Результатом этих исследований стали около 1000 житий и около 1500 прославленных Церковью мучеников и исповедников. Появились службы новомученикам, людям открылось богатство их духовных трудов, то есть всё лучшее, с чем Русская Церковь подошла к началу ХХ века.
«Святые сами руководят нашими действиями»
Занимаясь исследованиями, я не выбирал святых, которые бы мне нравились больше, я изучал историю без пропусков и исключений. Тем более уже по опыту я знал, что святые сами укажут, где и что изучать. Я избалован участием святых в своей жизни — они сами вносят свои коррективы в исследования!
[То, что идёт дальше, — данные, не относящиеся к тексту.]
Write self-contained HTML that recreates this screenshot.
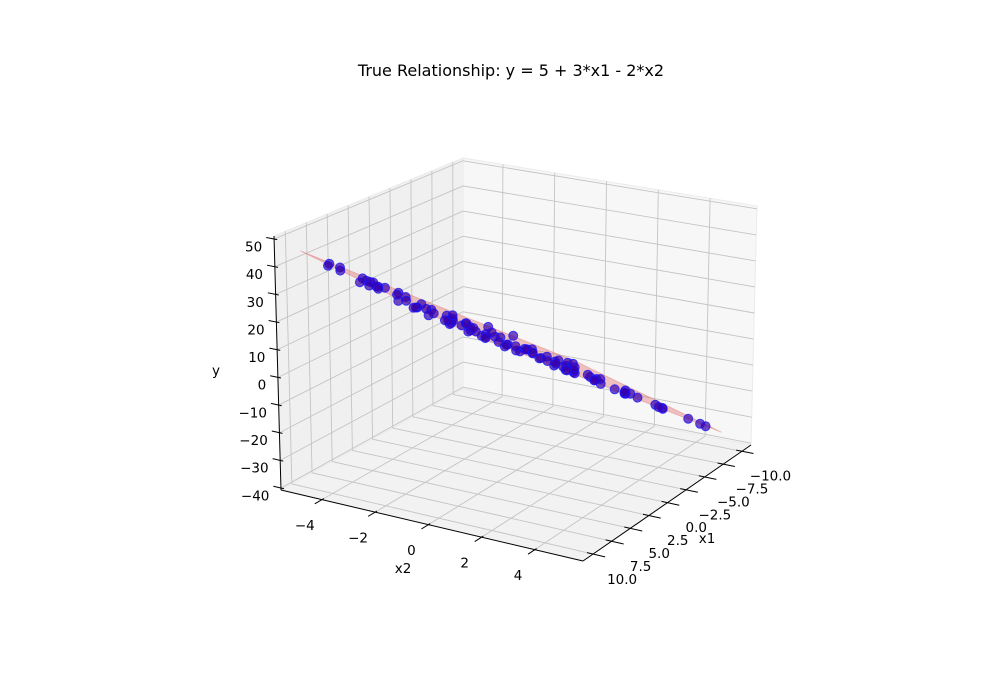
<!DOCTYPE html>
<html><head><meta charset="utf-8"><style>
html,body{margin:0;padding:0;background:#fff;}
svg{display:block;font-family:"DejaVu Sans","Liberation Sans",sans-serif;}
</style></head><body>
<svg id="chart" width="1000" height="700" viewBox="0 0 1000 700">
<text x="511" y="76" font-size="16" text-anchor="middle">True Relationship: y = 5 + 3*x1 - 2*x2</text>
<g id="panes"></g>
<g id="grid"></g>
<g id="axes"></g>
<g id="surface"></g>
<g id="points"></g>
<text x="216" y="375" font-size="13.5" text-anchor="middle">y</text>
<text x="403" y="573" font-size="13.5" text-anchor="middle">x2</text>
<text x="707" y="543" font-size="13.5" text-anchor="middle">x1</text>
</svg>
<script>
const x1Ticks = [-10, -7.5, -5, -2.5, 0, 2.5, 5, 7.5, 10];
const x1TickLabels = ["\u221210.0","\u22127.5","\u22125.0","\u22122.5","0.0","2.5","5.0","7.5","10.0"];
const x2Ticks = [-4, -2, 0, 2, 4];
const x2TickLabels = ["\u22124","\u22122","0","2","4"];
const yTicks = [-40, -30, -20, -10, 0, 10, 20, 30, 40, 50];
const yTickLabels = ["\u221240","\u221230","\u221220","\u221210","0","10","20","30","40","50"];
const planeCoef = [5, 3, -2];
const planeX1 = [-10, 10];
const planeX2 = [-5, 5];
const ptX1 = [8.9,8.6,7.6,7.4,7.9,7.2,7.5,6.8,6.3,6.0,5.6,5.2,4.9,4.5,4.1,3.8,3.5,3.1,2.8,2.4,2.1,1.8,1.5,1.2,0.9,0.6,0.3,0.0,-0.3,-0.6,-0.9,-1.2,-1.5,-1.8,-2.1,-2.4,-2.7,-3.0,-3.3,-3.6,-3.9,-4.2,-4.5,-4.8,-5.1,-5.4,-5.7,-6.0,-6.3,-6.6,-6.9,-7.2,-7.5,-7.8,-8.1,-8.4,-8.7,-9.0,-8.9,-9.6,-9.2,2.6,1.0,-1.0,4.3,5.9,7.0,-2.2,3.3,8.9,9.9,-5.0,-7.0,
 1.4,0.2,-0.8,2.2,3.0,-1.6,1.9,3.7,4.6,-2.9,-3.4,0.5,-0.2,2.9,5.3,-4.0,-4.6,1.1,-1.3,3.9,6.5,5.0,-5.9,-6.4,0.7,2.5,-2.5,4.0,-3.8,6.6,7.1];
const ptX2 = [-4.3,-4.0,-3.2,-3.4,-3.0,-3.6,-2.2,-2.9,-3.3,-1.8,-2.5,-1.1,-3.8,-0.6,-2.0,-4.4,0.4,-1.5,1.2,-2.7,0.9,-0.3,2.3,-3.4,1.7,-1.0,3.1,-2.1,0.5,2.6,-4.1,1.4,-0.8,3.8,-2.4,0.2,4.5,-1.3,2.0,-3.6,1.0,-0.4,3.3,-2.8,0.7,4.0,-1.6,2.4,-4.5,1.8,-0.2,3.5,-2.3,0.9,4.7,-1.1,2.9,-3.2,4.0,1.3,4.6,3.9,4.4,-4.8,2.8,3.6,4.1,-4.6,-4.9,1.5,2.7,-4.9,-4.0,
 -2.0,0.0,-1.8,1.0,2.0,1.0,-1.2,-0.8,1.9,0.3,-2.2,-3.0,2.1,-3.3,0.6,-1.9,1.6,3.0,-3.0,3.3,-0.5,-3.0,-3.0,0.0,0.8,-0.9,-3.5,-4.0,3.0,-4.6,-4.9];
const ptY = [40.3,39.1,34.0,33.8,34.6,34.0,31.9,31.4,30.3,26.4,27.1,22.4,27.5,19.6,21.2,25.1,14.8,17.5,10.9,17.7,9.4,11.1,4.9,15.1,4.4,8.9,-0.3,9.1,3.2,-2.0,10.6,-1.5,2.1,-7.9,3.4,-2.5,-12.2,-1.4,-8.8,1.5,-8.8,-6.8,-15.0,-3.8,-11.8,-19.1,-8.9,-17.9,-4.9,-18.4,-15.3,-23.7,-12.9,-20.2,-28.7,-18.0,-26.9,-15.6,-29.6,-26.4,-31.9,5.0,-0.8,11.6,12.3,15.5,17.8,7.6,24.7,28.7,29.3,-0.2,-8.0,
 13.1,5.7,6.1,9.5,10.1,-1.8,13.1,17.8,15.1,-4.3,-0.8,12.6,0.2,20.3,19.7,-3.1,-12.0,2.4,7.0,10.1,25.6,26.1,-6.8,-14.3,5.6,14.2,4.5,25.0,-12.3,34.1,36.0];

// projection: trilinear interpolation of the box corners
const LIM = {x1:[-11.22,11.35], x2:[-5.54,5.81], y:[-40.7,51.1]};
const C = {
 '000':[463,389],'001':[463,158],
 '010':[751,445],'011':[757,206],
 '100':[281,490],'101':[274,236],
 '110':[583,561],'111':[589,296]
};
function projN(a,b,c){
  let X=0,Y=0;
  for(const i of [0,1])for(const j of [0,1])for(const k of [0,1]){
    const w=(i?a:1-a)*(j?b:1-b)*(k?c:1-c);
    const p=C[''+i+j+k]; X+=w*p[0]; Y+=w*p[1];
  }
  return [X,Y];
}
const na=v=>(v-LIM.x1[0])/(LIM.x1[1]-LIM.x1[0]);
const nb=v=>(v-LIM.x2[0])/(LIM.x2[1]-LIM.x2[0]);
const nc=v=>(v-LIM.y[0])/(LIM.y[1]-LIM.y[0]);
const proj=(x1,x2,y)=>projN(na(x1),nb(x2),nc(y));
const NS='http://www.w3.org/2000/svg';
function mk(tag,attrs,parent){const e=document.createElementNS(NS,tag);for(const k in attrs)e.setAttribute(k,attrs[k]);parent.appendChild(e);return e;}
const pts=a=>a.map(p=>p[0].toFixed(1)+','+p[1].toFixed(1)).join(' ');

const panes=document.getElementById('panes');
let e;
e=mk('polygon',{points:pts([projN(1,0,0),projN(0,0,0),projN(0,0,1),projN(1,0,1)]),fill:'#f0f0f0',stroke:'#ebebeb'},panes);


e=mk('polygon',{points:pts([projN(0,0,0),projN(0,1,0),projN(0,1,1),projN(0,0,1)]),fill:'#f7f7f7',stroke:'#ebebeb'},panes);


e=mk('polygon',{points:pts([projN(0,0,0),projN(1,0,0),projN(1,1,0),projN(0,1,0)]),fill:'#f2f2f2',stroke:'#ebebeb'},panes);



const grid=document.getElementById('grid');
function gl(p,q,name){const l=mk('line',{x1:p[0],y1:p[1],x2:q[0],y2:q[1],stroke:'#c4c4c4','stroke-width':0.9},grid);}
x1Ticks.forEach(t=>{const a=na(t);gl(projN(a,0,0),projN(a,0,1),'grid-x1-wall');gl(projN(a,0,0),projN(a,1,0),'grid-x1-floor');});
x2Ticks.forEach(t=>{const b=nb(t);gl(projN(0,b,0),projN(0,b,1),'grid-x2-wall');gl(projN(0,b,0),projN(1,b,0),'grid-x2-floor');});
yTicks.forEach(t=>{const c=nc(t);gl(projN(1,0,c),projN(0,0,c),'grid-y-left');gl(projN(0,0,c),projN(0,1,c),'grid-y-right');});

const axes=document.getElementById('axes');
function al(p,q,name,w){const l=mk('line',{x1:p[0],y1:p[1],x2:q[0],y2:q[1],stroke:'#000','stroke-width':w},axes);}
function tl(x,y,s,anchor,name){const t=mk('text',{x:x,y:y,'font-size':13.5,'text-anchor':anchor},axes);t.textContent=s;}
al(projN(1,0,0),projN(1,0,1),'y-axis-line',1);
al(projN(1,0,0),projN(1,1,0),'x2-axis-line',1);
al(projN(1,1,0),projN(0,1,0),'x1-axis-line',1);
yTicks.forEach((t,i)=>{const c=nc(t);const p=projN(1,-0.025,c),q=projN(1,0.01,c);al(p,q,'y-tick',1);tl(p[0]-4,p[1]+14,yTickLabels[i],'end','y-tick-label');});
x2Ticks.forEach((t,i)=>{const b=nb(t);const p=projN(1.04,b,0),q=projN(0.99,b,0);al(p,q,'x2-tick',1);tl(p[0]-10,p[1]+26,x2TickLabels[i],'middle','x2-tick-label');});
x1Ticks.forEach((t,i)=>{const a=na(t);const p=projN(a,1.04,0),q=projN(a,0.98,0);al(p,q,'x1-tick',1);tl(p[0]+17,p[1]+27,x1TickLabels[i],'middle','x1-tick-label');});

const surf=document.getElementById('surface');
const pz=(a,b)=>planeCoef[0]+planeCoef[1]*a+planeCoef[2]*b;
const sp=[[planeX1[0],planeX2[0]],[planeX1[1],planeX2[0]],[planeX1[1],planeX2[1]],[planeX1[0],planeX2[1]]].map(v=>proj(v[0],v[1],pz(v[0],v[1])));
e=mk('polygon',{points:pts(sp),fill:'rgba(225,110,110,0.4)',stroke:'rgba(225,110,110,0.4)','stroke-width':1},surf);



const pg=document.getElementById('points');
ptX1.forEach((v,i)=>{
  const p=proj(v,ptX2[i],ptY[i]);
  const c=mk('circle',{cx:p[0].toFixed(1),cy:p[1].toFixed(1),r:4.5,fill:'rgba(55,0,170,0.7)',stroke:'rgba(20,20,255,0.75)','stroke-width':1},pg);
  
  
});
</script>
</body></html>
В 1999 году Патриарх Алексий II благословил произвести исследования на острове Анзере Соловецкого архипелага с целью поиска места захоронения священномученика Петра (Зверева), архиепископа Воронежского, скончавшегося в Соловецком концлагере. После трех дней поисков мощи были обретены и затем доставлены в Москву, чтобы ученые подтвердили или опровергли их принадлежность священномученику Петру. Один из крупнейших ученых судмедэкспертов поначалу подтвердил их идентичность, но затем усомнился. Выход был только один — вскрыть всю территорию лагерных захоронений, чтобы увидеть своими глазами всех, кто здесь захоронен. На следующий год исследования были продолжены, все пространство лагерных захоронений было раскрыто и обнаружены еще останки. Изучение архива Соловецкого лагеря показало, что они принадлежат канонизованному священномученику Владимиру Введенскому. Так священномученики предложили продолжить исследование и обрести мощи пострадавшего именно на этом месте последнего мученика.
***
Если спросить меня, счастлив ли я, то только и смогу сказать — безусловно. Счастлив жизнью в Церкви, общением со святыми, созерцанием той драгоценной жемчужины, ради которой евангельский купец отдал всё, что имел. Господь всегда давал все самое необходимое и еще немного больше, чтобы я всегда чувствовал себя Его должником.
Всякое дело на земле может быть исключительно путем к земному успеху или дорогой к спасению души. Памятуя жизнь святых и догадываясь о внутренних пружинах их духовного выбора, я старался выбирать второе. Нельзя ради какого-то дела жертвовать спасением своей души, но желательно, чтобы само дело становилось «инструментом» для приближения к Богу, жизни во Христе, как называл его святой праведный Иоанн Кронштадтский, делом, прокладывающим путь в Царство Небесное. И не только для тебя одного.